Fig. 2: Unraveling red blood cell morphological changes related to an infectious environment.
From: Revealing invisible cell phenotypes with conditional generative modeling

a Images of blood cells were extracted from thin blood smears sampled from a population of people exposed to malaria. In all, 200 slides were selected as negative for Malaria by microscopists, meaning that no parasites could be found on any of these slides, with nevertheless half of them found to be positive by qPCR. Note that on both qPCR positive and qPCR negative slides, images extracted displayed variable cell densities with variable background, did not contain any parasites, and did not show any identifiable systematic visible differences, scale bar is 10 μm. b In order to identify discriminative features between qPCR+ and qPCR- slides, we used 60,000 such images from these 200 slides to train a conditional GAN. This panel shows three representative generated images of the results found.

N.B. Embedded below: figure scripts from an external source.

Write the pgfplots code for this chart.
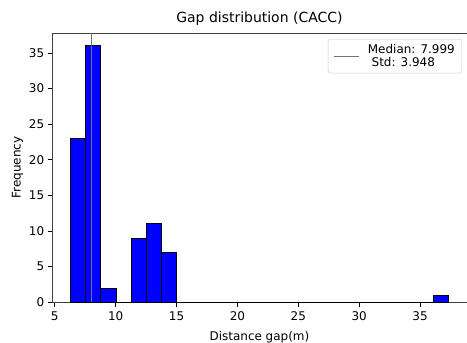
\documentclass[border=0pt]{standalone}
\usepackage{pgfplots}
\pgfplotsset{compat=1.18}
\usepackage{fontspec}
\setmainfont{DejaVu Sans}
\begin{document}
\begin{tikzpicture}
\begin{axis}[
  scale only axis,
  width=416bp, height=270bp,
  xmin=4.76, xmax=38.86,
  ymin=0, ymax=37.8,
  xtick={5,10,...,35},
  ytick={0,5,...,35},
  tick align=outside,
  xtick pos=bottom, ytick pos=left,
  major tick length=4.2bp,
  tick style={black, line width=0.7pt},
  axis line style={line width=0.7pt, black!75},
  /pgf/number format/assume math mode=true,
  ticklabel style={font=\fontsize{12bp}{14bp}\selectfont},
  xticklabel style={yshift=-2bp},
  label style={font=\fontsize{12bp}{14bp}\selectfont},
  xlabel={Distance gap(m)},
  ylabel={Frequency},
  xlabel style={yshift=-3bp},
  ylabel style={yshift=-1bp},
  title={Gap distribution (CACC)},
  title style={font=\fontsize{14bp}{16bp}\selectfont, yshift=-2bp},
  legend style={at={(1,1)}, anchor=north east, xshift=-5bp, yshift=-6bp,
    draw=black!20, rounded corners=2.5bp, font=\fontsize{12bp}{13.5bp}\selectfont,
    cells={align=left}, inner xsep=5bp, inner ysep=3bp},
  legend image code/.code={\draw[#1] (0cm,0cm) -- (25bp,0cm); \path (32bp,0cm);},
  legend cell align=left,
]
% histogram counts per bin (left edge, count); last row closes the interval
\addplot [ybar interval, fill={rgb,255:red,0;green,0;blue,255}, draw=black, line width=1pt, forget plot] table {
x y
6.31 23
7.55 36
8.79 2
10.03 0
11.27 9
12.51 11
13.75 7
14.99 0
16.23 0
17.47 0
18.71 0
19.95 0
21.19 0
22.43 0
23.67 0
24.91 0
26.15 0
27.39 0
28.63 0
29.87 0
31.11 0
32.35 0
33.59 0
34.83 0
36.07 1
37.31 1
};
% median marker
\addplot [black!55, line width=0.8pt] coordinates {(7.999,0) (7.999,37.8)};
\addlegendentry{Median: 7.999\\\ Std: 3.948}
\end{axis}
\pgfresetboundingbox
\path ([xshift=-52bp,yshift=-40bp]current axis.south west) rectangle ([xshift=0bp,yshift=33bp]current axis.north east);
\end{tikzpicture}
\end{document}
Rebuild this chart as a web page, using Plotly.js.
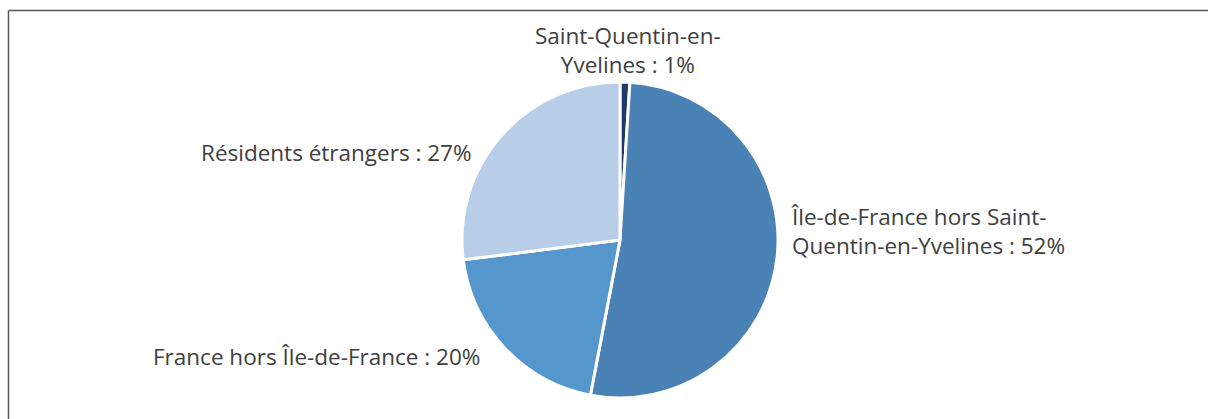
<!DOCTYPE html>
<html>
<head>
<meta charset="utf-8">
<script src="https://cdn.plot.ly/plotly-3.0.1.min.js"></script>
<style>html,body{margin:0;padding:0;background:#fff;}#chart{width:1208px;height:419px;}</style>
</head>
<body>
<div id="chart"></div>
<script>
const categories = ["Saint-Quentin-en-Yvelines", "Île-de-France hors Saint-Quentin-en-Yvelines", "France hors Île-de-France", "Résidents étrangers"];
const values = [1, 52, 20, 27];
const labelTexts = ["Saint-Quentin-en-<br>Yvelines : 1%", "Île-de-France hors Saint-<br>Quentin-en-Yvelines : 52%", "France hors Île-de-France : 20%", "Résidents étrangers : 27%"];
const colors = ["#1f3b66", "#4b82b5", "#5596cd", "#b8cde8"];

const W = 1208, H = 419;
const px = x => x / W;
const py = y => 1 - y / H;

const trace = {
  type: "pie",
  labels: categories,
  values: values,
  sort: false,
  direction: "clockwise",
  rotation: 0,
  textinfo: "none",
  hoverinfo: "label+percent",
  marker: { colors: colors, line: { color: "#ffffff", width: 3 } },
  domain: { x: [px(461), px(779)], y: [py(398), py(82)] },
  showlegend: false
};

const font = { family: "Open Sans, Noto Sans, sans-serif", size: 22.5, color: "#404040" };
const annotations = [
  { x: px(628), y: py(50), text: labelTexts[0], xanchor: "center", yanchor: "middle", align: "center" },
  { x: px(789), y: py(231), text: labelTexts[1], xanchor: "left", yanchor: "middle", align: "left" },
  { x: px(482), y: py(356), text: labelTexts[2], xanchor: "right", yanchor: "middle", align: "right" },
  { x: px(474), y: py(152), text: labelTexts[3], xanchor: "right", yanchor: "middle", align: "right" }
].map(a => Object.assign({ xref: "paper", yref: "paper", showarrow: false, font: font }, a));

const layout = {
  width: W, height: H,
  margin: { l: 0, r: 0, t: 0, b: 0 },
  paper_bgcolor: "#ffffff",
  annotations: annotations,
  shapes: [
    { type: "line", xref: "paper", yref: "paper", x0: px(8.5), x1: px(1210), y0: py(10.5), y1: py(10.5), line: { color: "#595959", width: 1.5 } },
    { type: "line", xref: "paper", yref: "paper", x0: px(8.5), x1: px(8.5), y0: py(10.5), y1: py(425), line: { color: "#595959", width: 1.5 } }
  ]
};

Plotly.newPlot("chart", [trace], layout, { displayModeBar: false, staticPlot: true });
</script>
</body>
</html>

Z1 displays a visual difference that can be interpreted as an increase of anemia: the content of some blood cells lose hemoglobin (displayed as a hole or a white halo in the cell). This phenotype could barely be identified from real images data because both qPCR+ and qPCR- slides contain anemia cells. Additionally, Z2 displays some deformations of the cell membrane producing crenated cells. Finally, Z3 shows that the negative sample contained more debris due to staining as a translation to qPCR+ tends to remove these artifacts. Indeed, the system cannot discriminate between relevant differences of phenotypes from biologically irrelevant differences related to possible technical or experimental biases.